**** DATA PROVIDED
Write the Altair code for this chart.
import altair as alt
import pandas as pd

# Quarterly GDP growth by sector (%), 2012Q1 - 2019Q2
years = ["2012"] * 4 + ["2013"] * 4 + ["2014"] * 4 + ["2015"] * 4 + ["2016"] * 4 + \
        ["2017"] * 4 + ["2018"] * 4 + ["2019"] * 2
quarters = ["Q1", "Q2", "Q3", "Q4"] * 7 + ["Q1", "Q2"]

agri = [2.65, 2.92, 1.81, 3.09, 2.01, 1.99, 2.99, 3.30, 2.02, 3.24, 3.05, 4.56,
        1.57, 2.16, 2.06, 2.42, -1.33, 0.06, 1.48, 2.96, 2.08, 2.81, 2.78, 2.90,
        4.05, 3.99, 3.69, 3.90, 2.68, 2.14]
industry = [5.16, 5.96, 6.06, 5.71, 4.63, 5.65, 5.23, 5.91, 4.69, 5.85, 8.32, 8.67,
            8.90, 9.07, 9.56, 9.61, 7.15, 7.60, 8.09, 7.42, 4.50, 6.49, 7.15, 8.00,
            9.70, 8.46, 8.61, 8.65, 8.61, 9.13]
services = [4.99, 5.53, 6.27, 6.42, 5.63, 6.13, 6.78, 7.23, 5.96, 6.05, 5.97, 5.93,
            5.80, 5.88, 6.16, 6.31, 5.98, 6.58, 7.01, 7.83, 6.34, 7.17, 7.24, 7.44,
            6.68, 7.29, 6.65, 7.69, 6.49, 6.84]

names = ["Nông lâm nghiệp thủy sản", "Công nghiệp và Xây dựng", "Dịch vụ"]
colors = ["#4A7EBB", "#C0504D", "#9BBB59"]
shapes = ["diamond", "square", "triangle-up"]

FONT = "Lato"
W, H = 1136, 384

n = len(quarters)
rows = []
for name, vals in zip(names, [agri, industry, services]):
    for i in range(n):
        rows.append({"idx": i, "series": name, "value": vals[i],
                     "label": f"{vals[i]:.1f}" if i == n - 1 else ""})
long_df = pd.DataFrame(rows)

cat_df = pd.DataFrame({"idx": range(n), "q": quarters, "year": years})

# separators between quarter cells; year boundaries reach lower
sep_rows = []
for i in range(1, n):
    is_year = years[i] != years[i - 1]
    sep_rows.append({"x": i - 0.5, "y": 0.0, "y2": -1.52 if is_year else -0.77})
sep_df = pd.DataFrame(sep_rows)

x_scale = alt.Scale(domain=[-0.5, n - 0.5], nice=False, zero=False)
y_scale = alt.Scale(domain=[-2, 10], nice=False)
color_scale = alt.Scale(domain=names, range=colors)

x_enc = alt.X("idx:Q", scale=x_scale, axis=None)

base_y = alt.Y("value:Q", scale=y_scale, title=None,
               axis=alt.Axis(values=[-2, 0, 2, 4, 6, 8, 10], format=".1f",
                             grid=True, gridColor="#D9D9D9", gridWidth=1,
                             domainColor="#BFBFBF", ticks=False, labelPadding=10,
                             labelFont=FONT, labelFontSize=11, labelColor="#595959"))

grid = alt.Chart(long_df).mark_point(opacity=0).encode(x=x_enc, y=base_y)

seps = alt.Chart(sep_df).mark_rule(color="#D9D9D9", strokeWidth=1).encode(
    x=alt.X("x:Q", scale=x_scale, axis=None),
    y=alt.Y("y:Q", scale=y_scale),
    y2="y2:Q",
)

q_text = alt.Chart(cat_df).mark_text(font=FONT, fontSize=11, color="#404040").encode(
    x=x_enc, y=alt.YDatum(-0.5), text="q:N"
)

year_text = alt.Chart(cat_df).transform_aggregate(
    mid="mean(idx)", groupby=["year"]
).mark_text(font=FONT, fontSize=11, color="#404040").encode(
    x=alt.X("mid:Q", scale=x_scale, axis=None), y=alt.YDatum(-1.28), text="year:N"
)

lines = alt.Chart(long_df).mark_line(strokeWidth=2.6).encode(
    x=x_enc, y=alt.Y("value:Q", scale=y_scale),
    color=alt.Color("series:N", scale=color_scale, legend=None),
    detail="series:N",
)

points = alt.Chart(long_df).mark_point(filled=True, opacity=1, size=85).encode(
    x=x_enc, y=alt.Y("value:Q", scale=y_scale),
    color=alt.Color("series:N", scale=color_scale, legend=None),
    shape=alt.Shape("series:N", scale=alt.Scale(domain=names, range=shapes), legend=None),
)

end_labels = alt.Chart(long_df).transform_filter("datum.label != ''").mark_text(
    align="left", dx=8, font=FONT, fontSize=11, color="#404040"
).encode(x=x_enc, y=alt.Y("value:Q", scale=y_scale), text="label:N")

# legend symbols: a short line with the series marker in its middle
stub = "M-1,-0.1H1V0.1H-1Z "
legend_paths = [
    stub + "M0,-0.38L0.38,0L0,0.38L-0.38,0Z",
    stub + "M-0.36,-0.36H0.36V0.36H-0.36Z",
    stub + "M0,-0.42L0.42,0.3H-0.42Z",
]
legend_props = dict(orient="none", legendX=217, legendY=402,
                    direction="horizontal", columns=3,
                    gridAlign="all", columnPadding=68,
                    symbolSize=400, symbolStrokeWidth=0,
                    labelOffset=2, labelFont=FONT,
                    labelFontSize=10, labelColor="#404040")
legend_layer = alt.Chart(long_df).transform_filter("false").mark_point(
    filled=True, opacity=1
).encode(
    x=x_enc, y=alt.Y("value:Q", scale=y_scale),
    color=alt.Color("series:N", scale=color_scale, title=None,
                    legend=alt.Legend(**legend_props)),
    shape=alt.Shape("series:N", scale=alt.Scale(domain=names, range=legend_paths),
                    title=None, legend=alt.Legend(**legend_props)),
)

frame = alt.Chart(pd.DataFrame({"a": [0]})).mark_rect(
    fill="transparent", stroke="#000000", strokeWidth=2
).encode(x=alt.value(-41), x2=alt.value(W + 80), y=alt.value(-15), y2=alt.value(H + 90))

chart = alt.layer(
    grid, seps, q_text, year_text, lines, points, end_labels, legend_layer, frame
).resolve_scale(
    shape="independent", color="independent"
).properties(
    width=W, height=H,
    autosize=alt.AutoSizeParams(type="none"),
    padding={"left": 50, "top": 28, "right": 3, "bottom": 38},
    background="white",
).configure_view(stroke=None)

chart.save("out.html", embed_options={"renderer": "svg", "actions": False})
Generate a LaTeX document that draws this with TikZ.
********
**** DATA PROVIDED
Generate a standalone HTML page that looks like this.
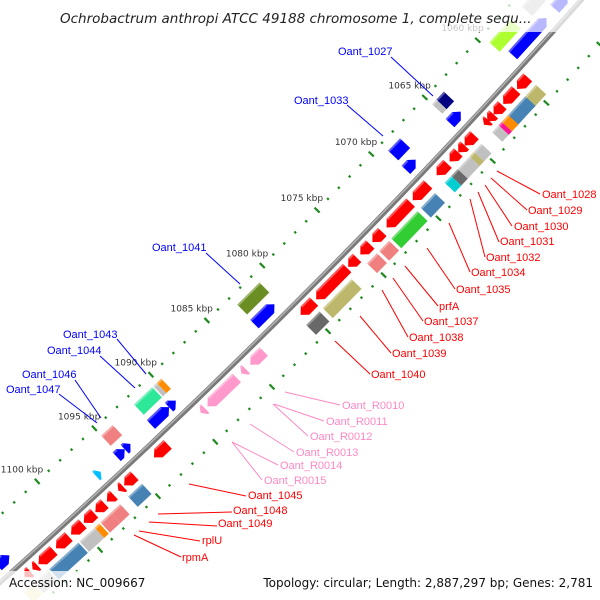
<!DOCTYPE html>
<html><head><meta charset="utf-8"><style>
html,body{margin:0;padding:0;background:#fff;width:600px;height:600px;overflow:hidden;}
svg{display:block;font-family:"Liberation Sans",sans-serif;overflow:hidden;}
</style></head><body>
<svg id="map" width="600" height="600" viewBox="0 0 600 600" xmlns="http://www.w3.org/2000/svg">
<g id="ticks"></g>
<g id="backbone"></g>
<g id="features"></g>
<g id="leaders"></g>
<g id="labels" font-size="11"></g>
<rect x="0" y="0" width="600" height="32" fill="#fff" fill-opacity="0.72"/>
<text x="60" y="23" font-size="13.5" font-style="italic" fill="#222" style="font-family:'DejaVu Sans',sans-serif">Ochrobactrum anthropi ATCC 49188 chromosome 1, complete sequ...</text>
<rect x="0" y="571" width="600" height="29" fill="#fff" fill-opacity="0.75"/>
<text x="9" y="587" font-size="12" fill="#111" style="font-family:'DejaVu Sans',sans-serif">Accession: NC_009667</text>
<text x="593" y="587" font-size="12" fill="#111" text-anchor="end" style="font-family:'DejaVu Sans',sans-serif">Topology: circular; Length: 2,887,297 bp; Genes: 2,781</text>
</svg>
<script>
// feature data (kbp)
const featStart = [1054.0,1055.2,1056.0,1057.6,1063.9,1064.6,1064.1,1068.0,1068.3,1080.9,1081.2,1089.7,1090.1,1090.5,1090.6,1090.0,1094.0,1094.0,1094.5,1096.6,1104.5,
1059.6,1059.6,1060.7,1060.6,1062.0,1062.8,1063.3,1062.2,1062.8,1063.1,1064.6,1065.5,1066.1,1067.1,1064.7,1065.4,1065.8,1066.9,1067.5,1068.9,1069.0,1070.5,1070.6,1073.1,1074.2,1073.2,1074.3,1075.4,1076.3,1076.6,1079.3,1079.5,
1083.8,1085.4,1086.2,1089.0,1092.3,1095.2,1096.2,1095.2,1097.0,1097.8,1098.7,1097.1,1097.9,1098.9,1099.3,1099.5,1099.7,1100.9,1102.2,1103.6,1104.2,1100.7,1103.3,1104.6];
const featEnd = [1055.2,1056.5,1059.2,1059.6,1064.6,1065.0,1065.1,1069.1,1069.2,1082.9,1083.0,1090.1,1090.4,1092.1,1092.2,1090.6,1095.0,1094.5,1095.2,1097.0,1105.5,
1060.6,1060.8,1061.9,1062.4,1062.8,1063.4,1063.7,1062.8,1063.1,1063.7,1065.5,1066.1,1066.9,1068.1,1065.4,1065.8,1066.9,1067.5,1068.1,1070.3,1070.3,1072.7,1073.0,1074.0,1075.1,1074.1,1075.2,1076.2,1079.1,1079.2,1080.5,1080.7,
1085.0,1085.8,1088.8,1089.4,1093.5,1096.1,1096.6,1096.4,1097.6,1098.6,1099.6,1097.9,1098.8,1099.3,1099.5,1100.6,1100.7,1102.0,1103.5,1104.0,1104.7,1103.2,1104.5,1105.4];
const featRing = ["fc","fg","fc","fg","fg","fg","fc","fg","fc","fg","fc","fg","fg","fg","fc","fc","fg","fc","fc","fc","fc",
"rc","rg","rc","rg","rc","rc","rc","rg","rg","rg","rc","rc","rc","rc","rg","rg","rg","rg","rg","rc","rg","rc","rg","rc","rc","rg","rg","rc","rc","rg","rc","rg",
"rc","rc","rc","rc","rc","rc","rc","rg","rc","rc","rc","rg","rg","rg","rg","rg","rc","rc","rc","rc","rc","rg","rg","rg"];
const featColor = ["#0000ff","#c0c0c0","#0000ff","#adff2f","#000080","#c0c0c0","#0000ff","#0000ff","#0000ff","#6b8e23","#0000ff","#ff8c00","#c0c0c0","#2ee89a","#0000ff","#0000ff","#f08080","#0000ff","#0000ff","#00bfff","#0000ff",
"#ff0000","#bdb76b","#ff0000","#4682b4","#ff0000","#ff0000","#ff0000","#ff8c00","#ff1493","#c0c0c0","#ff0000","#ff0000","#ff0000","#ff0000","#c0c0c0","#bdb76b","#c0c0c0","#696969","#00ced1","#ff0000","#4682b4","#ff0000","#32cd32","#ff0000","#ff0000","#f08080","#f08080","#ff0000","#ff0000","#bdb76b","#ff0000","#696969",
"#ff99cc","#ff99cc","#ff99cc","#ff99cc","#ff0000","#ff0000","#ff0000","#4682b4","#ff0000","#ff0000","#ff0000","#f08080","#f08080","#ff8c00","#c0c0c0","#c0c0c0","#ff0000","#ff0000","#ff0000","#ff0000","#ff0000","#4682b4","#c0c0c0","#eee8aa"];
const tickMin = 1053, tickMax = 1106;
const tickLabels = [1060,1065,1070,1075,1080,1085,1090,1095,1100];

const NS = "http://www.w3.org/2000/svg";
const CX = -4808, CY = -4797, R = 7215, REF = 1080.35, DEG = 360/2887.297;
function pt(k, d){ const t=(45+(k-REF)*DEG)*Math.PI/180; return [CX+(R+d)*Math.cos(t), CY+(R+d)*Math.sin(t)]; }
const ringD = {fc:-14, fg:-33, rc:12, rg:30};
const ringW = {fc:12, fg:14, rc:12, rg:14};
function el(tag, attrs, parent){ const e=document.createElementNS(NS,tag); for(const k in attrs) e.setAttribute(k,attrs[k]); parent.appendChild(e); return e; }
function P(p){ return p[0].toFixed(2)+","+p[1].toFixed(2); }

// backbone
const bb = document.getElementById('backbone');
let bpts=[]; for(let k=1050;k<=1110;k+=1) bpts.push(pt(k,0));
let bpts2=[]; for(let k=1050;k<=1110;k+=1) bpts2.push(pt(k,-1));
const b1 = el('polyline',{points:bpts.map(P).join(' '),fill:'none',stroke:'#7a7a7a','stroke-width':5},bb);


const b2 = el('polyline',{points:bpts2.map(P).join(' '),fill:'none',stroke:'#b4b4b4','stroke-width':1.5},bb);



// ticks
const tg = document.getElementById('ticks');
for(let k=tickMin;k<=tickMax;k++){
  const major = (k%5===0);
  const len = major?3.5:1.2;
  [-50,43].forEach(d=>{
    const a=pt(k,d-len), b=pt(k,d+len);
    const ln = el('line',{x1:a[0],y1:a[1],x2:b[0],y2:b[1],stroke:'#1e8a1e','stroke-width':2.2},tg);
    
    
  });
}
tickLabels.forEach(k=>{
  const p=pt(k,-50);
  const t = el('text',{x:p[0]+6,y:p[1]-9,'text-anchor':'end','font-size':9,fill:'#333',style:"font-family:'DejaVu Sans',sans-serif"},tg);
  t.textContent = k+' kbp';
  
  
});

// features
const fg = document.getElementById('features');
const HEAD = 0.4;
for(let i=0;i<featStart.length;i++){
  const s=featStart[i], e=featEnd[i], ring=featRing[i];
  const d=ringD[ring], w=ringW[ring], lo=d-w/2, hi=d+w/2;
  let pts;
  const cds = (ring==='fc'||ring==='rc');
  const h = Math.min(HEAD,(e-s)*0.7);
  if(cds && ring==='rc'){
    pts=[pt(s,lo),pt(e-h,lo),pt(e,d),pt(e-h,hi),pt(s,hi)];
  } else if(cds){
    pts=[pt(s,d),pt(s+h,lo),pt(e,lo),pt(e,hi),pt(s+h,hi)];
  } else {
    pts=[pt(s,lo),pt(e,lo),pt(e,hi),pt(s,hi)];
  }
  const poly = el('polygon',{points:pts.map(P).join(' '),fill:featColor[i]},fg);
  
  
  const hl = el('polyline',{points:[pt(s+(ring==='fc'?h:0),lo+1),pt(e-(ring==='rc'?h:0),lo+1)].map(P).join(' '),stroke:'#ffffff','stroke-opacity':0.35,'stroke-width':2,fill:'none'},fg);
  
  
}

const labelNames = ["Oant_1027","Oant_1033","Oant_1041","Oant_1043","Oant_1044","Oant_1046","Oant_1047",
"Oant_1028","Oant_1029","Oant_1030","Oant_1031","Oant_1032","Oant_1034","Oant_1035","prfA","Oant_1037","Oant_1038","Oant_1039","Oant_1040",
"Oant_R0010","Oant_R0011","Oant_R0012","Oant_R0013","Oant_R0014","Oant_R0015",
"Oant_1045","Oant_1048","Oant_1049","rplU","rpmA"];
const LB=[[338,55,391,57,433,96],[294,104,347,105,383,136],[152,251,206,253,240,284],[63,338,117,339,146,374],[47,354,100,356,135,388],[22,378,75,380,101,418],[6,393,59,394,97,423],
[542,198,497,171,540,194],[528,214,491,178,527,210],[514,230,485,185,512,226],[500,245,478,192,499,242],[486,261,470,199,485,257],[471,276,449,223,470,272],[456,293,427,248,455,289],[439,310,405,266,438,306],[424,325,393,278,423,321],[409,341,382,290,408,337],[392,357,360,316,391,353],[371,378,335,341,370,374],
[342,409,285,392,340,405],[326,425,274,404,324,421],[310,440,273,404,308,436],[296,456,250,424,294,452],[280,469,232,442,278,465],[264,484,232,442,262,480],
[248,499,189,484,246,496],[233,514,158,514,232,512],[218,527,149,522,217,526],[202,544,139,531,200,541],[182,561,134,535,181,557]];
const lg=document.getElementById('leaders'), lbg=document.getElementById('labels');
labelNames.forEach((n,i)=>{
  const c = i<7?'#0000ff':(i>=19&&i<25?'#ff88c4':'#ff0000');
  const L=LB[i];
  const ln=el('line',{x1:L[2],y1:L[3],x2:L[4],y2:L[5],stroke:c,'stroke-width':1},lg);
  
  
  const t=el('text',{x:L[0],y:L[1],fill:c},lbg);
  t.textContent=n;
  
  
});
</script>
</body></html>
********
Find "Generate". Copy every line it occurs in.

TASK ANSWER:
Generate a LaTeX document that draws this with TikZ.
Generate a standalone HTML page that looks like this.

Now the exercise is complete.